Alternatives considered

A. Greedy bottom-up (no DP)

Pick the cheapest pair, merge, repeat. O(N²) instead of O(N²·2^N). Rejected: known to produce sub-optimal plans on chains with varying selectivities. DP at N≤8 is cheap enough.

B. IKKBZ (Krishnamurthy-Kim-Boral)

Optimal left-deep enumeration in polynomial time using ranking functions. Rejected v0: complex to implement; DP at N≤8 is fast enough (~1ms even for N=8 = 256 subsets).

C. Bushy DP

Try every binary partition, not just left-deep. Deferred. Gains ~10-30% on specific cyclic patterns; doesn’t apply to most LDBC SNB queries.

D. Hyper-graph reorder

DSDP (Moerkotte) or similar. Out of scope. Diferido si benchmarks show v0 left-deep DP loses to bushy.

Drawbacks

  1. Capped at N=8. Queries with 9+ pattern parts (rare in LDBC) keep the literal order. Mitigated by > 8 being uncommon.

  2. Residual placement is conservative. v0 always attaches the union of residuals at the root. If a residual references only 2 leaves, attaching it lower would prune earlier. Defer.
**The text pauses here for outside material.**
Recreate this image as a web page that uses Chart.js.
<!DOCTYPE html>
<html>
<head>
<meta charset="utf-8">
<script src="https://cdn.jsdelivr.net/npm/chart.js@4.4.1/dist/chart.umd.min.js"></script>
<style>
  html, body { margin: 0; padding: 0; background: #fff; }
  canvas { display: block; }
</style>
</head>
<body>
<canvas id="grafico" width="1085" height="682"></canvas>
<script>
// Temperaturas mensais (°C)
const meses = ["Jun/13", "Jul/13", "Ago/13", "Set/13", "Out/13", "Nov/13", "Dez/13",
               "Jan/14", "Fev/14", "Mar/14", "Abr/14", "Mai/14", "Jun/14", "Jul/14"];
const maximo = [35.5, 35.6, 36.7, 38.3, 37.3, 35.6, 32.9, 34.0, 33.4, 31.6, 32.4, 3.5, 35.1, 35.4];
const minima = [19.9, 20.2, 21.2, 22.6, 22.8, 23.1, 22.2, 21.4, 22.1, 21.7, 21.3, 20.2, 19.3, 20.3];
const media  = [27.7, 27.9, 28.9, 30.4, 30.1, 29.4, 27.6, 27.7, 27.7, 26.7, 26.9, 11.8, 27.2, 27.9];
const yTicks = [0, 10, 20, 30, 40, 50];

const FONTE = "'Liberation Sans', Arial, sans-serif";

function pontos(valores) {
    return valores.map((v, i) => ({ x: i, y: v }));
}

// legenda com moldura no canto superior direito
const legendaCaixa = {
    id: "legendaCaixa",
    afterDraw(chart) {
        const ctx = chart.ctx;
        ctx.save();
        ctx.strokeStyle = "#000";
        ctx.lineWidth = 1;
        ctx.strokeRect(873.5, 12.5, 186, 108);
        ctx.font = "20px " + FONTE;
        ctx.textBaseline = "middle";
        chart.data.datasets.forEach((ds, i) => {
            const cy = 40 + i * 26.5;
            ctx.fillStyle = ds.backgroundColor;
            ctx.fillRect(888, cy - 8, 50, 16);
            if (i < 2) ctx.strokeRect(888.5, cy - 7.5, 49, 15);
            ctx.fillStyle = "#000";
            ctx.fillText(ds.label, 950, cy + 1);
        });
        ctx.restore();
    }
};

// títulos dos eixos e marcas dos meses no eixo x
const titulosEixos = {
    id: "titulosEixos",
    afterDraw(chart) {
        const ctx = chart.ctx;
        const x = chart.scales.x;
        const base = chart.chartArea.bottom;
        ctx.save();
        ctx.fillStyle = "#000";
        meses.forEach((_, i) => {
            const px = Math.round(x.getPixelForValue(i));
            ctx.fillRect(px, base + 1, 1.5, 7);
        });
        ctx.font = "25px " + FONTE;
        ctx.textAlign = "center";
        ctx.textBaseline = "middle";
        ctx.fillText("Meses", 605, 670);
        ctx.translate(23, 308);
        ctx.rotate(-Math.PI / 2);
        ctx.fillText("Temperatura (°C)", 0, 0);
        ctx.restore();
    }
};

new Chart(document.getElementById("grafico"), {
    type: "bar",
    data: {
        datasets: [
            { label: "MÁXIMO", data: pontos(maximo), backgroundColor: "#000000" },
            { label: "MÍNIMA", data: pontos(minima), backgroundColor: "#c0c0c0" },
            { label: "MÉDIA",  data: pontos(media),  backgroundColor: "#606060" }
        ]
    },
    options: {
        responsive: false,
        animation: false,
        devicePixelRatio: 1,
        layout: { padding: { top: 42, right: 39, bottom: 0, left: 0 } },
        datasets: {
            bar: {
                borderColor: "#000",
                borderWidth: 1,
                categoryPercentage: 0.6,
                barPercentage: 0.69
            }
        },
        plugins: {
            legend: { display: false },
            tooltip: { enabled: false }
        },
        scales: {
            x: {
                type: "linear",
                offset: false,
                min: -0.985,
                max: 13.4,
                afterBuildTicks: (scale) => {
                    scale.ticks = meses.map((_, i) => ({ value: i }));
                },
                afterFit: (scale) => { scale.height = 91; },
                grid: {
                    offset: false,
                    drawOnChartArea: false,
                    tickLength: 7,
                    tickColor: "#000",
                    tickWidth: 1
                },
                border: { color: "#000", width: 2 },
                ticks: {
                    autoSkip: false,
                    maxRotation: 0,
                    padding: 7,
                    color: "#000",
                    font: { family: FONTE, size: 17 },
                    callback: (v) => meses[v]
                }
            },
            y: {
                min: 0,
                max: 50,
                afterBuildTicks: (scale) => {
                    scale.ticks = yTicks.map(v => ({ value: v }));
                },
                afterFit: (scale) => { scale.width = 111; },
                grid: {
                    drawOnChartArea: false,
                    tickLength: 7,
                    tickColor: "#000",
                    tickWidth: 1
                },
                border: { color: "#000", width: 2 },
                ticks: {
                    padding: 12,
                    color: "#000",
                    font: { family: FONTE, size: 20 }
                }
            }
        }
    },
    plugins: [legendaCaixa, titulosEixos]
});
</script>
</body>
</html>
  3. Doesn’t reorder Expand chains. The biggest wins on LDBC IC2 would come from re-anchoring an Expand chain — that’s a structural rewrite this RFC explicitly punts.
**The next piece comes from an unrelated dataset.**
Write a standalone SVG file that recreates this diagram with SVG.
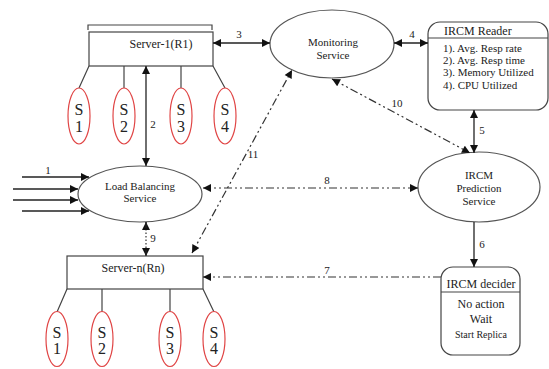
<svg xmlns="http://www.w3.org/2000/svg" width="549" height="369" viewBox="0 0 549 369" font-family="'Liberation Serif', 'DejaVu Serif', 'Times New Roman', serif">
<style>
text{font-family:'Liberation Serif','DejaVu Serif','Times New Roman',serif;fill:#222}
.t12{font-size:12px}
.t11{font-size:11px}
.t10{font-size:10px}
.s{font-size:16px;text-anchor:middle}
.c{text-anchor:middle}
.box{fill:#fff;stroke:#444;stroke-width:1.2}
.ell{fill:#fff;stroke:#555;stroke-width:1.2}
.sell{fill:#fff;stroke:#e04545;stroke-width:1.2}
.ln{stroke:#444;stroke-width:1.2;fill:none}
.ar{stroke:#222;stroke-width:1.3;fill:none}
.dd{stroke:#333;stroke-width:1.2;fill:none;stroke-dasharray:8,3,2,3,2,3}
.dot{stroke:#333;stroke-width:1.2;fill:none;stroke-dasharray:1.5,2}
</style>
<defs>
<marker id="ah" viewBox="0 0 10 10" refX="10" refY="5" markerWidth="9" markerHeight="8" markerUnits="userSpaceOnUse" orient="auto-start-reverse">
<path d="M0,0 L10,5 L0,10 z" fill="#111"/>
</marker>
</defs>
<rect width="549" height="369" fill="#fff"/>

<g id="server1">
<path class="ln" d="M88,30 V25 H212 V30"/>
<rect class="box" x="89" y="32" width="124" height="34"/>
<text class="t12 c" x="161" y="48">Server-1(R1)</text>
<path class="ln" d="M89,66 L79,88 M124,66 V88 M181,66 V88 M213,66 L225,88"/>
</g>
<g id="s1-1"><ellipse class="sell" cx="79" cy="116" rx="11" ry="28"/><text class="s" x="79" y="115">S</text><text class="s" x="79" y="132">1</text></g>
<g id="s1-2"><ellipse class="sell" cx="124" cy="116" rx="11" ry="28"/><text class="s" x="124" y="115">S</text><text class="s" x="124" y="132">2</text></g>
<g id="s1-3"><ellipse class="sell" cx="181" cy="116" rx="11" ry="28"/><text class="s" x="181" y="115">S</text><text class="s" x="181" y="132">3</text></g>
<g id="s1-4"><ellipse class="sell" cx="225" cy="116" rx="11" ry="28"/><text class="s" x="225" y="115">S</text><text class="s" x="225" y="132">4</text></g>

<g id="servern">
<rect class="box" x="67" y="256" width="136" height="33"/>
<text class="t12 c" x="133" y="272">Server-n(Rn)</text>
<path class="ln" d="M67,289 L57,312 M102,289 V312 M170,289 V312 M203,289 L214,312"/>
</g>
<g id="sn-1"><ellipse class="sell" cx="57" cy="339" rx="11" ry="27.5"/><text class="s" x="57" y="338">S</text><text class="s" x="57" y="354">1</text></g>
<g id="sn-2"><ellipse class="sell" cx="102" cy="339" rx="11" ry="27.5"/><text class="s" x="102" y="338">S</text><text class="s" x="102" y="354">2</text></g>
<g id="sn-3"><ellipse class="sell" cx="170" cy="339" rx="11" ry="27.5"/><text class="s" x="170" y="338">S</text><text class="s" x="170" y="354">3</text></g>
<g id="sn-4"><ellipse class="sell" cx="214" cy="339" rx="11" ry="27.5"/><text class="s" x="214" y="338">S</text><text class="s" x="214" y="354">4</text></g>

<g id="monitoring">
<ellipse class="ell" cx="332" cy="44" rx="62" ry="34"/>
<text class="t11 c" x="333" y="46">Monitoring</text>
<text class="t11 c" x="333" y="59">Service</text>
</g>

<g id="loadbalancing">
<ellipse class="ell" cx="140" cy="194" rx="62" ry="28"/>
<text class="t11 c" x="140" y="190">Load Balancing</text>
<text class="t11 c" x="140" y="202">Service</text>
</g>

<g id="prediction">
<ellipse class="ell" cx="479" cy="187" rx="61" ry="35"/>
<text class="t11 c" x="479" y="179">IRCM</text>
<text class="t11 c" x="479" y="192">Prediction</text>
<text class="t11 c" x="479" y="205">Service</text>
</g>

<g id="reader">
<rect class="box" x="428" y="22" width="120" height="88" rx="12"/>
<line class="ln" x1="428" y1="38" x2="548" y2="38"/>
<text class="t12" x="444" y="35">IRCM Reader</text>
<text class="t11" x="443" y="52">1). Avg. Resp rate</text>
<text class="t11" x="443" y="64">2). Avg. Resp time</text>
<text class="t11" x="443" y="76">3). Memory Utilized</text>
<text class="t11" x="443" y="89">4). CPU Utilized</text>
</g>

<g id="decider">
<rect class="box" x="441" y="267" width="79" height="88" rx="12"/>
<line class="ln" x1="441" y1="292" x2="520" y2="292"/>
<text class="t12 c" x="481" y="288">IRCM decider</text>
<text class="t12 c" x="481" y="308">No action</text>
<text class="t12 c" x="481" y="323">Wait</text>
<text class="t10 c" x="481" y="338">Start Replica</text>
</g>

<g id="connectors">
<line class="ar" x1="22" y1="177" x2="89" y2="177" marker-end="url(#ah)"/>
<line class="ar" x1="13" y1="189" x2="78" y2="189" marker-end="url(#ah)"/>
<line class="ar" x1="13" y1="200" x2="78" y2="200" marker-end="url(#ah)"/>
<line class="ar" x1="22" y1="211" x2="89" y2="211" marker-end="url(#ah)"/>
<line class="ar" x1="146" y1="66" x2="146" y2="166" marker-start="url(#ah)" marker-end="url(#ah)"/>
<line class="ar" x1="213" y1="43" x2="270" y2="43" marker-start="url(#ah)" marker-end="url(#ah)"/>
<line class="ar" x1="394" y1="43" x2="428" y2="43" marker-start="url(#ah)" marker-end="url(#ah)"/>
<line class="ar" x1="474" y1="110" x2="474" y2="153" marker-start="url(#ah)" marker-end="url(#ah)"/>
<line class="ar" x1="474" y1="222" x2="474" y2="267" marker-end="url(#ah)"/>
<line class="dd" x1="441" y1="277" x2="203" y2="277" marker-end="url(#ah)"/>
<line class="dd" x1="203" y1="188" x2="418" y2="188" marker-start="url(#ah)" marker-end="url(#ah)"/>
<line class="dot" x1="146" y1="222" x2="146" y2="256" marker-start="url(#ah)" marker-end="url(#ah)"/>
<line class="ar" x1="146" y1="222" x2="146" y2="228"/>
<line class="ar" x1="146" y1="250" x2="146" y2="256"/>
<line class="dd" x1="332" y1="79" x2="470" y2="153" marker-start="url(#ah)" marker-end="url(#ah)"/>
<line class="dd" x1="192" y1="253" x2="292" y2="70" marker-start="url(#ah)" marker-end="url(#ah)"/>
<text class="t11 c" x="48" y="174">1</text>
<text class="t11 c" x="153" y="128">2</text>
<text class="t11 c" x="239" y="38">3</text>
<text class="t11 c" x="412" y="38">4</text>
<text class="t11 c" x="482" y="134">5</text>
<text class="t11 c" x="482" y="248">6</text>
<text class="t11 c" x="327" y="274">7</text>
<text class="t11 c" x="327" y="184">8</text>
<text class="t11 c" x="153" y="242">9</text>
<text class="t11 c" x="397" y="107">10</text>
<text class="t11 c" x="253" y="158">11</text>
</g>
</svg>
  4. Cost model assumptions. Selinger ‘79 assumes uniform distribution and independent keys. RFC-010 §“Drawbacks” tracks the broader issue. A futuro puede revisitarse.

References

  • Selinger et al., Access Path Selection in a Relational Database Management System (SIGMOD ‘79).
  • Krishnamurthy, Kim, Boral, Optimization of Nonrecursive Queries (1986) — IKKBZ.
  • Moerkotte, Building Query Compilers — bushy enumeration.
  • docs/rfc/012-hash-join.md — HashJoin this RFC reorders.

Plan de implementación

  1. crates/namidb-query/src/optimize/join_reorder.rs (~500 LoC + 10 unit tests):
  • reorder_joins(plan, &catalog) -> LogicalPlan.
  • Collect/decompose helpers.
  • Selinger DP with bitmask state.
  • Rebuild HashJoin tree from DP result.
  1. crates/namidb-query/src/optimize/mod.rs (~5 LoC):
  • Pipeline step reorder_joins(...) after decorrelation, before projection pushdown.
  1. crates/namidb-query/tests/cost_smoke.rs (+4 tests):
  • join_reorder_prefers_smaller_build_side,
  • join_reorder_keeps_plan_when_no_alternatives,
  • join_reorder_executes_with_parity,
  • join_reorder_caps_at_8_relations.

Snapshot esperado:

  • cargo test --workspace --exclude namidb-py: 627 → ~641 passed.
  • cargo clippy --workspace --all-targets -- -D warnings: clean.
  • cargo fmt --all -- --check: clean.
  • LoC nuevo: ~500 src + ~250 tests + ~420 RFC.